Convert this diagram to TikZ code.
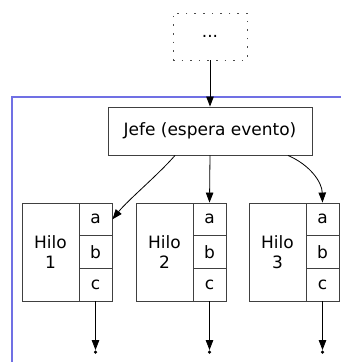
\documentclass[tikz,border=0pt]{standalone}
\usepackage{fontspec}
\setmainfont{DejaVu Sans}
\usetikzlibrary{arrows.meta}
\definecolor{framecol}{RGB}{112,112,228}
\begin{document}
\begin{tikzpicture}[x=1pt,y=-1pt,
  box/.style={draw=black!75, line width=0.9pt, rectangle, inner sep=0pt, font=\fontsize{17}{20}\selectfont, align=center},
  hilo/.style={box, minimum width=57pt, minimum height=98pt},
  cell/.style={box, minimum width=33pt, minimum height=32.67pt},
  arr/.style={-{Triangle[length=10pt,width=7.5pt]}, line width=0.8pt},
  endpt/.style={circle, fill=black, inner sep=0pt, minimum size=3.5pt}]
\useasboundingbox (0,0) rectangle (341,362);
\draw[framecol, line width=1.3pt] (12,362) -- (12,97) -- (341,97);
\node[box, draw=black!70, dash pattern=on 1.6pt off 7pt, minimum width=74pt, minimum height=47pt] (top) at (210,36.5) {...};
\node[box, minimum width=204pt, minimum height=48pt] (jefe) at (210,131) {Jefe (espera evento)};
% Hilo 1
\node[hilo] (h1) at (50.5,252) {Hilo\\1};
\node[cell] (h1a) at (95.5,219.33) {a};
\node[cell] (h1b) at (95.5,252) {b};
\node[cell] (h1c) at (95.5,284.67) {c};
% Hilo 2
\node[hilo] (h2) at (164.5,252) {Hilo\\2};
\node[cell] (h2a) at (209.5,219.33) {a};
\node[cell] (h2b) at (209.5,252) {b};
\node[cell] (h2c) at (209.5,284.67) {c};
% Hilo 3
\node[hilo] (h3) at (277.5,252) {Hilo\\3};
\node[cell] (h3a) at (322.5,219.33) {a};
\node[cell] (h3b) at (322.5,252) {b};
\node[cell] (h3c) at (322.5,284.67) {c};
% end points
\node[endpt] (e1) at (95.5,352) {};
\node[endpt] (e2) at (209.5,352) {};
\node[endpt] (e3) at (322.5,352) {};
% connectors
\draw[arr] (top.south) -- (jefe.north);
\draw[arr] (jefe.south) -- (h2a.north);
\draw[arr] ([xshift=-35pt]jefe.south) .. controls (158,175) and (128,200) .. (h1a.east);
\draw[arr] ([xshift=78pt]jefe.south) .. controls (310,165) and (322,182) .. (h3a.north);
\draw[arr] (h1c.south) -- (e1);
\draw[arr] (h2c.south) -- (e2);
\draw[arr] (h3c.south) -- (e3);
\end{tikzpicture}
\end{document}
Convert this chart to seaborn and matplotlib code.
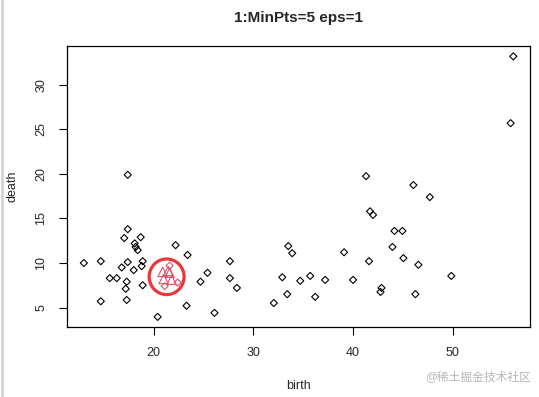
import numpy as np
import pandas as pd
import seaborn as sns
import matplotlib.pyplot as plt
from matplotlib.patches import Ellipse
from matplotlib.lines import Line2D

# noise points (black diamonds)
birth = [13.0, 14.7, 14.7, 15.6, 16.3, 16.8, 17.05, 17.4, 17.4, 17.4, 17.3, 17.2, 17.3,
         18.0, 18.1, 18.2, 18.4, 18.7, 18.9, 18.8, 18.9, 20.4, 22.2, 23.4, 23.3, 24.7,
         25.4, 26.1, 27.65, 27.65, 28.35, 32.05, 32.9, 33.5, 33.9, 33.4, 34.7, 35.7,
         36.2, 37.2, 39.1, 40.0, 41.3, 41.7, 42.0, 41.6, 42.85, 42.75, 43.95, 44.15,
         44.95, 45.05, 46.05, 46.25, 46.55, 47.7, 49.85, 55.8, 56.07]
death = [10.0, 10.2, 5.7, 8.3, 8.3, 9.5, 12.8, 19.9, 13.8, 10.1, 7.9, 7.1, 5.85,
         9.2, 12.2, 11.8, 11.45, 12.9, 10.2, 9.65, 7.5, 3.95, 12.0, 10.9, 5.2, 7.9,
         8.9, 4.4, 10.2, 8.3, 7.2, 5.5, 8.4, 11.9, 11.1, 6.5, 8.0, 8.55,
         6.2, 8.1, 11.2, 8.1, 19.75, 15.8, 15.4, 10.2, 7.2, 6.75, 11.8, 13.6,
         13.6, 10.55, 18.75, 6.5, 9.8, 17.4, 8.55, 25.7, 33.2]

# cluster 1: core points (triangles) and border points (diamonds)
core_birth = [20.9, 21.45, 21.6, 21.0, 21.8]
core_death = [9.0, 9.1, 8.9, 8.2, 8.1]
border_birth = [21.6, 22.4, 21.1]
border_death = [9.7, 7.8, 7.4]

title = "1:MinPts=5 eps=1"
cluster_color = "#DF536B"

sns.set_style("white")
plt.rcParams['font.family'] = ['Liberation Sans', 'Noto Sans CJK SC', 'DejaVu Sans']

fig = plt.figure(figsize=(5.39, 3.97), dpi=100)
ax = fig.add_axes([0.1237, 0.1756, 0.8605, 0.7086])

noise = pd.DataFrame({'birth': birth, 'death': death})
sns.scatterplot(data=noise, x='birth', y='death', marker='D', s=13,
                facecolor='none', edgecolor='black', linewidth=0.8, ax=ax)
sns.scatterplot(x=core_birth, y=core_death, marker='^', s=45,
                facecolor='none', edgecolor=cluster_color, linewidth=0.8, ax=ax)
sns.scatterplot(x=border_birth, y=border_death, marker='D', s=13,
                facecolor='none', edgecolor=cluster_color, linewidth=0.8, ax=ax)

# R-style 4% padding
allx = birth + core_birth + border_birth
ally = death + core_death + border_death
rx = max(allx) - min(allx)
ry = max(ally) - min(ally)
ax.set_xlim(min(allx) - 0.04 * rx, max(allx) + 0.04 * rx)
ax.set_ylim(min(ally) - 0.04 * ry, max(ally) + 0.04 * ry)

# red circle highlighting the cluster
ax.add_patch(Ellipse((21.3, 8.45), 3.5, 4.0, fill=False, edgecolor='#E8383D', linewidth=2.3))

ax.set_xticks([20, 30, 40, 50])
ax.set_yticks([5, 10, 15, 20, 25, 30])
ax.tick_params(axis='both', direction='out', length=6, width=0.8, color='black',
               labelsize=9, pad=8, bottom=True, left=True)
for lab in ax.get_yticklabels():
    lab.set_rotation(90)
    lab.set_va('center')
for sp in ax.spines.values():
    sp.set_visible(True)
    sp.set_color('black')
    sp.set_linewidth(0.9)

ax.set_xlabel('birth', fontsize=9, labelpad=15)
ax.set_ylabel('death', fontsize=9, labelpad=12)
ax.set_title(title, fontsize=11, fontweight='bold', pad=17)

# watermark and left border of the screenshot
fig.text(0.985, 0.05, '@稀土掘金技术社区', ha='right', va='center', fontsize=8.5,
         color='#b8b8b8')
fig.add_artist(Line2D([0.004, 0.004], [0, 1], transform=fig.transFigure,
                      color='#d4d4d4', linewidth=2))

fig.savefig('out.png', dpi=100)
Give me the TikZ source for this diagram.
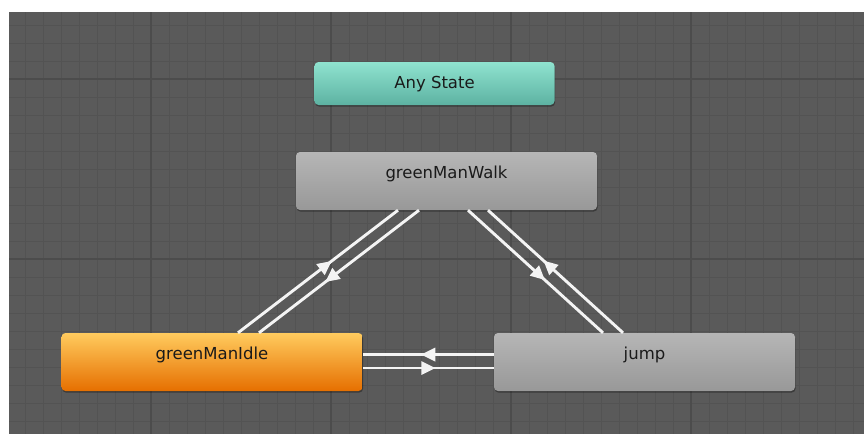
\documentclass[tikz,border=0pt]{standalone}
\usepackage{fontspec}
\setmainfont{DejaVu Sans}
\usetikzlibrary{calc,shadows,decorations.markings}
\definecolor{gridbg}{HTML}{5A5A5A}
\definecolor{gridminor}{HTML}{535353}
\definecolor{gridmajor}{HTML}{4C4C4C}
\definecolor{anytop}{HTML}{8FE3CF}
\definecolor{anybot}{HTML}{5DB2A2}
\definecolor{greytop}{HTML}{B6B6B6}
\definecolor{greybot}{HTML}{989898}
\definecolor{idletop}{HTML}{FFCB5E}
\definecolor{idlebot}{HTML}{E66F00}
\definecolor{labeltext}{HTML}{1A1A1A}
\definecolor{transcol}{HTML}{F4F4F4}
\tikzset{
  statebox/.style={rectangle, rounded corners=4pt, inner sep=0pt,
    minimum width=301pt, minimum height=58pt,
    font=\fontsize{16.5}{19}\selectfont, text=labeltext,
    text height=12pt, text depth=17pt,
    drop shadow={shadow xshift=0.6pt, shadow yshift=-1.6pt, opacity=0.35, fill=black}},
  anybox/.style={statebox, minimum width=240pt, minimum height=43pt,
    text height=12pt, text depth=2pt, top color=anytop, bottom color=anybot},
  greybox/.style={statebox, top color=greytop, bottom color=greybot},
  idlebox/.style={statebox, top color=idletop, bottom color=idlebot},
  transline/.style={draw=transcol, line width=2.9pt},
  headfwd/.style={postaction={decorate}, decoration={markings,
    mark=at position #1 with {\fill[transcol] (7pt,0pt) -- (-7pt,7pt) -- (-7pt,-7pt) -- cycle;}}},
  headback/.style={postaction={decorate}, decoration={markings,
    mark=at position #1 with {\fill[transcol] (-7pt,0pt) -- (7pt,7pt) -- (7pt,-7pt) -- cycle;}}},
  minorline/.style={draw=gridminor, line width=1pt},
  majorline/.style={draw=gridmajor, line width=1.3pt}
}
\begin{document}
\begin{tikzpicture}[x=1pt,y=-1pt]
\useasboundingbox (0,0) rectangle (864,434);
\fill[white] (0,0) rectangle (864,434);
\fill[gridbg] (9,12) rectangle (864,434);
\begin{scope}
  \clip (9,12) rectangle (864,434);
  \foreach \gx in {25,43,...,864} \draw[minorline] (\gx,12) -- (\gx,434);
  \foreach \gy in {25,43,...,434} \draw[minorline] (9,\gy) -- (864,\gy);
  \foreach \gx in {151,331,511,691} \draw[majorline] (\gx,12) -- (\gx,434);
  \foreach \gy in {79,259} \draw[majorline] (9,\gy) -- (864,\gy);
\end{scope}

\node[anybox] (any) at (434.5,83.5) {Any State};
\node[greybox] (walk) at (446.5,181) {greenManWalk};
\node[idlebox] (idle) at (212,362) {greenManIdle};
\node[greybox] (jump) at (644.5,362) {jump};

% greenManIdle <-> greenManWalk
\draw[transline, headfwd=0.55] ($(idle.north)+(26,0)$) -- ($(walk.south)+(-48.5,0)$);
\draw[transline, headback=0.45] ($(idle.north)+(47,0)$) -- ($(walk.south)+(-27.5,0)$);
% greenManWalk <-> jump
\draw[transline, headfwd=0.53] ($(walk.south)+(21.5,0)$) -- ($(jump.north)+(-41.5,0)$);
\draw[transline, headback=0.45] ($(walk.south)+(41.5,0)$) -- ($(jump.north)+(-21.5,0)$);
% greenManIdle <-> jump
\draw[transline, headfwd=0.5] ($(jump.west)+(0,-7.5)$) -- ($(idle.east)+(0,-7.5)$);
\draw[transline, headfwd=0.5] ($(idle.east)+(0,6)$) -- ($(jump.west)+(0,6)$);
\end{tikzpicture}
\end{document}
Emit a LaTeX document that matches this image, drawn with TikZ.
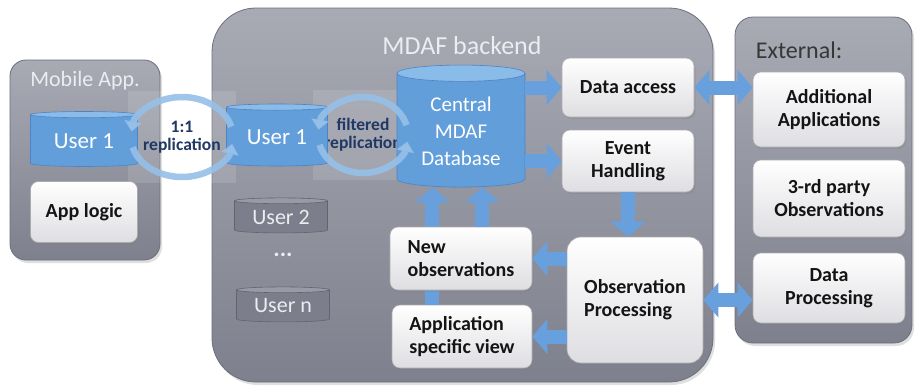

Your instructions
Look through the material above. Copy each line where the word "diagram" appears.

Response to the task
Convert this diagram to TikZ code.
Give me the TikZ source for this diagram.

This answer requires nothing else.